A la force du poignet
La majorité des politiques qui nous gouvernent depuis l’indépendance, des médecins qui nous soignent, des universitaires qui fournissent du savoir à nos enfants et bien d’autres personnes qui ont réussi à se frayer, à la force du poignet, un chemin dans la vie, sont issus pour l’essentiel de catégories pauvres ou moyennes de la société. L’école et la volonté leur ont permis de monter dans cet ascenseur social qui a toujours fait l’admiration de nombreux de nos interlocuteurs étrangers.

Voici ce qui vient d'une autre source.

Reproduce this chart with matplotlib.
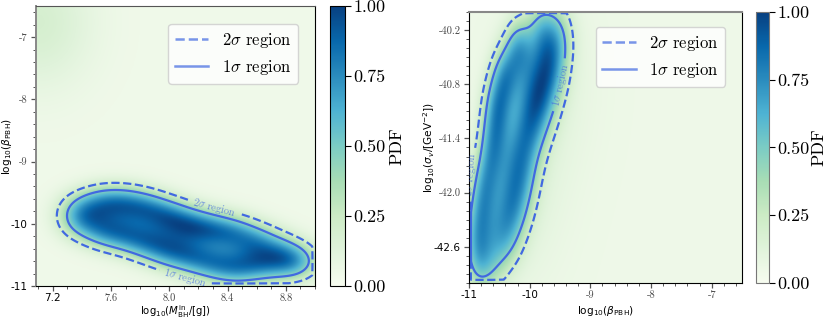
import numpy as np
import matplotlib
matplotlib.use("Agg")
import matplotlib.pyplot as plt
from matplotlib.lines import Line2D

plt.rcParams.update({"mathtext.fontset": "cm", "font.family": "serif", "font.serif": ["cmr10"],
                     "axes.unicode_minus": False, "axes.formatter.use_mathtext": True})

LINE = "#4169e1"
LEV_2SIG, LEV_1SIG = 0.22, 0.45

# ---- left panel: anchor samples for log10(M_BH^in) vs log10(beta_PBH)
m_nodes = [7.40, 7.55, 7.70, 7.85, 8.00, 8.15, 8.30, 8.45, 8.60, 8.75, 8.88]
b_upper = [-9.76, -9.67, -9.68, -9.76, -9.89, -10.03, -10.10, -10.16, -10.29, -10.43, -10.58]
b_lower = [-9.98, -10.11, -10.18, -10.30, -10.43, -10.53, -10.64, -10.72, -10.67, -10.64, -10.64]
w_left = [0.70, 0.90, 0.93, 0.97, 1.00, 0.97, 0.92, 0.88, 0.80, 0.58, 0.46]
left_peak_m = [7.52, 7.70, 8.05, 8.45, 8.66]
left_peak_b = [-9.88, -9.93, -10.12, -10.42, -10.52]
left_peak_w = [0.10, 0.18, 0.42, 0.24, 0.18]
left_bg_m, left_bg_b, left_bg_w = [7.10], [-6.75], [0.15]
left_xt = [7.2, 7.6, 8.0, 8.4, 8.8]
left_xtl = ["7.2", "7.6", "8.0", "8.4", "8.8"]
left_yt = [-11, -10, -9, -8, -7]
left_ytl = ["-11", "-10", "-9", "-8", "-7"]

# ---- right panel: anchor samples for log10(beta_PBH) vs log10(sigma_v)
s_nodes = [-40.15, -40.40, -40.70, -41.00, -41.30, -41.60, -41.90, -42.20, -42.50, -42.80]
beta_left = [-9.84, -10.18, -10.40, -10.52, -10.57, -10.63, -10.73, -10.80, -10.86, -10.86]
beta_right = [-9.58, -9.64, -9.72, -9.86, -10.00, -10.13, -10.20, -10.30, -10.44, -10.66]
w_left_row = [0.45, 0.95, 1.00, 0.95, 0.85, 0.80, 0.80, 0.80, 0.75, 0.50]
w_right_row = [0.45, 0.95, 1.00, 0.95, 0.85, 0.80, 0.80, 0.80, 0.75, 0.50]
right_peak_beta = [-10.02, -10.28, -10.42, -10.55]
right_peak_s = [-40.75, -41.35, -41.95, -42.50]
right_peak_w = [0.60, 0.25, 0.25, 0.14]
right_halo_beta, right_halo_s, right_halo_w = [-9.55, -9.85, -10.15], [-40.70, -41.50, -42.30], [0.10, 0.10, 0.10]
right_xt = [-11, -10, -9, -8, -7]
right_xtl = ["-11", "-10", "-9", "-8", "-7"]
right_yt = [-42.6, -42.0, -41.4, -40.8, -40.2]
right_ytl = ["-42.6", "-42.0", "-41.4", "-40.8", "-40.2"]
cbar_ticks = [0.0, 0.25, 0.5, 0.75, 1.0]


def kde(X, Y, xs, ys, ws, sx, sy):
    Z = np.zeros_like(X)
    for x0, y0, w in zip(xs, ys, ws):
        Z += w * np.exp(-0.5 * (((X - x0) / sx) ** 2 + ((Y - y0) / sy) ** 2))
    return Z


def style_ticks(ax, xt, xtl, sans_x, yt, ytl, sans_y):
    ax.set_xticks(xt); ax.set_xticklabels(xtl)
    ax.set_yticks(yt); ax.set_yticklabels(ytl)
    for lab in list(ax.get_xticklabels()) + list(ax.get_yticklabels()):
        if lab.get_text() in sans_x + sans_y:
            lab.set_fontfamily("DejaVu Sans"); lab.set_fontsize(7.5)
        else:
            lab.set_fontsize(7.5); lab.set_color("#444")
    ax.tick_params(which="major", length=3.5, width=0.9, color="#555", pad=2.5)
    ax.tick_params(axis="x", which="major", pad=1.8)
    ax.tick_params(which="minor", length=2, width=0.7, color="#555")


def legend(ax, anchor):
    h = [Line2D([], [], color=LINE, ls="--", lw=1.8, alpha=0.7),
         Line2D([], [], color=LINE, ls="-", lw=1.8, alpha=0.7)]
    ax.legend(h, [r"$2\sigma$ region", r"$1\sigma$ region"], loc="upper right",
              bbox_to_anchor=anchor, borderaxespad=0, fontsize=12)


def colorbar(fig, im, rect, labx):
    cax = fig.add_axes(rect)
    cb = fig.colorbar(im, cax=cax, ticks=cbar_ticks)
    cb.ax.set_yticklabels([f"{t:.2f}" for t in cbar_ticks])
    cb.ax.tick_params(labelsize=13, length=4, pad=2)
    cb.set_label("PDF", fontsize=13)
    cb.ax.yaxis.label.set_verticalalignment("center")
    cb.ax.yaxis.label.set_horizontalalignment("center")
    cb.ax.yaxis.set_label_coords(labx, 0.5)
    return cb


def axis_labels(ax, xl, yl, xc, yc, fs=7.6):
    ax.set_xlabel(xl, fontfamily="DejaVu Sans", fontsize=fs, math_fontfamily="dejavusans")
    ax.set_ylabel(yl, fontfamily="DejaVu Sans", fontsize=7.6, math_fontfamily="dejavusans")
    ax.xaxis.label.set_verticalalignment("center"); ax.xaxis.set_label_coords(0.5, xc)
    ax.yaxis.label.set_verticalalignment("center"); ax.yaxis.set_label_coords(yc, 0.5)


fig = plt.figure(figsize=(8.3, 3.19), dpi=100)

# ================= left =================
ax1 = fig.add_axes([0.0434, 0.1034, 0.3361, 0.8777])
x1 = np.linspace(7.086, 9.0, 400); y1 = np.linspace(-11.0, -6.5, 400)
X1, Y1 = np.meshgrid(x1, y1)
Z1 = (kde(X1, Y1, m_nodes, b_upper, w_left, 0.11, 0.20) + kde(X1, Y1, m_nodes, b_lower, w_left, 0.11, 0.20)
      + kde(X1, Y1, left_peak_m, left_peak_b, left_peak_w, 0.18, 0.25))
Z1 /= Z1.max()
Z1 = 0.04 + 0.96 * Z1 + kde(X1, Y1, left_bg_m, left_bg_b, left_bg_w, 0.25, 0.7)
im1 = ax1.imshow(Z1, origin="lower", extent=[7.086, 9.0, -11.0, -6.5], aspect="auto",
                 cmap="GnBu", vmin=0, vmax=1, interpolation="bilinear")
Zc1 = Z1.copy(); Zc1[(Y1 < -10.955) | (X1 > 8.982)] = 0
cs2 = ax1.contour(X1, Y1, Zc1, levels=[LEV_2SIG], colors=LINE, linestyles="--", linewidths=1.6)
cs1 = ax1.contour(X1, Y1, Zc1, levels=[LEV_1SIG], colors=LINE, linestyles="-", linewidths=1.6)
t = ax1.clabel(cs2, fmt={LEV_2SIG: r"$2\sigma$ region"}, manual=[(8.30, -9.80)], fontsize=7.5, inline=True)
t += ax1.clabel(cs2, fmt={LEV_2SIG: r"$1\sigma$ region"}, manual=[(8.12, -10.80)], fontsize=7.5, inline=True)
for tx in t: tx.set_alpha(0.7)
ax1.set_xlim(7.086, 9.0); ax1.set_ylim(-11.0, -6.5)
ax1.set_xticks(np.arange(7.1, 9.01, 0.1), minor=True)
ax1.set_yticks(np.arange(-11.0, -6.55, 0.2), minor=True)
style_ticks(ax1, left_xt, left_xtl, ["7.2"], left_yt, left_ytl, ["-10", "-11"])
axis_labels(ax1, r"log$_{10}$($M_{\rm BH}^{\rm in}$/[g])", r"log$_{10}$($\beta_{\rm PBH}$)", -0.092, -0.103, fs=7.3)
ax1.spines["left"].set_color("#888"); ax1.spines["left"].set_linewidth(1.4)
ax1.spines["top"].set_color("#555")
legend(ax1, (0.939, 0.936))
colorbar(fig, im1, [0.3976, 0.1034, 0.0181, 0.8777], 4.47)

# ================= right =================
ax2 = fig.add_axes([0.5651, 0.1129, 0.3289, 0.8495])
x2 = np.linspace(-11.0, -6.5, 400); y2 = np.linspace(-43.0, -40.0, 400)
X2, Y2 = np.meshgrid(x2, y2)
Z2 = (kde(X2, Y2, beta_left, s_nodes, w_left_row, 0.16, 0.22)
      + kde(X2, Y2, beta_right, s_nodes, w_right_row, 0.20, 0.22)
      + kde(X2, Y2, right_peak_beta, right_peak_s, right_peak_w, 0.25, 0.35)
      + kde(X2, Y2, right_halo_beta, right_halo_s, right_halo_w, 0.45, 0.6))
Z2 /= Z2.max()
Z2 = 0.05 + 0.95 * Z2
im2 = ax2.imshow(Z2, origin="lower", extent=[-11.0, -6.5, -43.0, -40.0], aspect="auto",
                 cmap="GnBu", vmin=0, vmax=1, interpolation="bilinear")
Zc2 = Z2.copy(); Zc2[(X2 < -10.975) | (Y2 < -42.965) | (Y2 > -40.01)] = 0
cs2r = ax2.contour(X2, Y2, Zc2, levels=[LEV_2SIG], colors=LINE, linestyles="--", linewidths=1.6)
cs1r = ax2.contour(X2, Y2, Zc2, levels=[LEV_1SIG], colors=LINE, linestyles="-", linewidths=1.6)
t = ax2.clabel(cs1r, fmt={LEV_1SIG: r"$1\sigma$ region"}, manual=[(-9.55, -40.80)], fontsize=7.5, inline=True)
t += ax2.clabel(cs2r, fmt={LEV_2SIG: r"$2\sigma$ region"}, manual=[(-10.95, -41.80)], fontsize=7.5, inline=True)
for tx in t: tx.set_alpha(0.7)
ax2.set_xlim(-11.0, -6.5); ax2.set_ylim(-43.0, -40.0)
ax2.set_xticks(np.arange(-11.0, -6.45, 0.2), minor=True)
ax2.set_yticks(np.arange(-43.0, -39.95, 0.1), minor=True)
style_ticks(ax2, right_xt, right_xtl, ["-11", "-10"], right_yt, right_ytl, ["-42.6"])
axis_labels(ax2, r"log$_{10}$($\beta_{\rm PBH}$)", r"log$_{10}$($\sigma_v$/[GeV$^{-2}$])", -0.105, -0.147)
ax2.spines["top"].set_color("#888"); ax2.spines["top"].set_linewidth(1.5)
legend(ax2, (0.938, 0.945))
cb2 = colorbar(fig, im2, [0.9108, 0.1129, 0.0157, 0.8495], 4.85)
cb2.outline.set_edgecolor("#777")

fig.savefig("out.png", dpi=100)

Qui ont souvent cité la Tunisie en exemple.
Que d’histoire n’avons-nous pas entendu sur tel ou tel grand professeur de médecine, avocat ou ambassadeur qui ont souvent révisé leur cours et fait les exercices que leur demandait leur maître d’école sous les réverbères.
Que d’histoires racontées sur tel chercheur tunisien installé à l’étranger qui a continué ses études grâce à un effort de tous les instants et à un mécanisme de solidarité qui consistait à profiter des quantités minimes d’huile d’olive ou de blé revendues après avoir été cédées par des agriculteurs fortunés à une association de bienfaiteurs.

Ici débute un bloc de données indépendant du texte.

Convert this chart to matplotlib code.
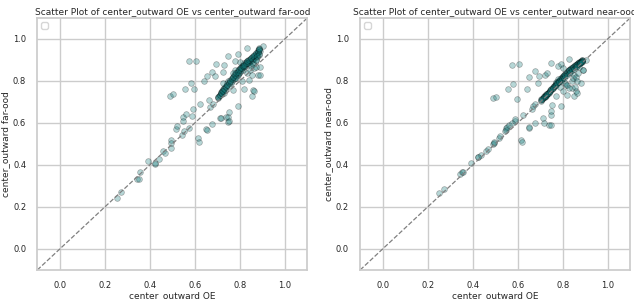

On ne se tue pas à la tâche
A-t-on oublié aujourd’hui cet extraordinaire legs culturel que nous ont laissé nos parents qui vénéraient, au-delà de tout, la conquête du savoir et l’abnégation? Des valeurs que nous a toujours enseignées l’Islam. Est-ce faire montre de démagogie et s’ériger en donneur de leçons que de dire que Dieu nous a toujours inculqué la patience et ordonné de travailler; le travail est considéré bel et bien comme un devoir religieux!
Or, qu’observons-nous aujourd’hui? Il suffit de se rendre dans n’importe quel lieu de travail pour remarquer que certains ne se tuent pas –loin s’en faut- à la tâche. Il est malheureux de remarquer que certains explorent même tous les moyens pour se dérober à leur devoir. Des échos font état de nouveaux comportements. Comme celui de ne plus revenir à son lieu de travail après la prière du vendredi. S’octroyant une plage de repos supplémentaire chaque semaine; celle-ci vient s’ajouter au repos du samedi et du dimanche.
Es-ce apporter de l’eau au moulin d’Ennahdha que de mettre le doigt sur cette réalité? La question –on le comprend- dépasse le cadre bien étroit de la politique. En effet quel que soit celui qui gouvernera le pays, les miracles ne peuvent être espérés! Le ciel ne peut pleuvoir de l’or! Il y a une seule voie: celle du travail. Allez demander aux Nippons, aux Coréens du sud, aux Taïwanais, aux Chinois, aux Thaïlandais et autres Asiatiques ce que valeur travail signifie.
Que peuvent espérer ceux qui s’appuient encore sur une certaine mentalité d’assisté préférant rester pendant de longues heures dans les cafés plutôt que d’aller travailler dans les champs. Ou ceux qui n’ambitionnent que de trouver un emploi bien payé et qui n’exige d’eux que le moindre effort.
Es-ce faire preuve de démagogie, jouer au donneur de leçon ou épouser un point de vue impérialiste que de se remémorer cette magnifique phrase du président américain J. F. Kennedy (1917-1963), prononcée le 20 janvier 1961: «Ne vous demandez pas ce que votre pays peut faire pour vous, mais plutôt ce que vous pouvez faire pour votre pays».
Il est sans doute nécessaire, à l’heure où notre pays traverse une période difficile, faite notamment de grèves à répétition et de la montée de revendications de toute sorte dont un tant soit peu régionalistes, de dire des vérités. Le rôle de la presse n’est-il pas d’attirer l’attention sur les dangers qui guettent le pays? Avant que ce ne soit trop tard!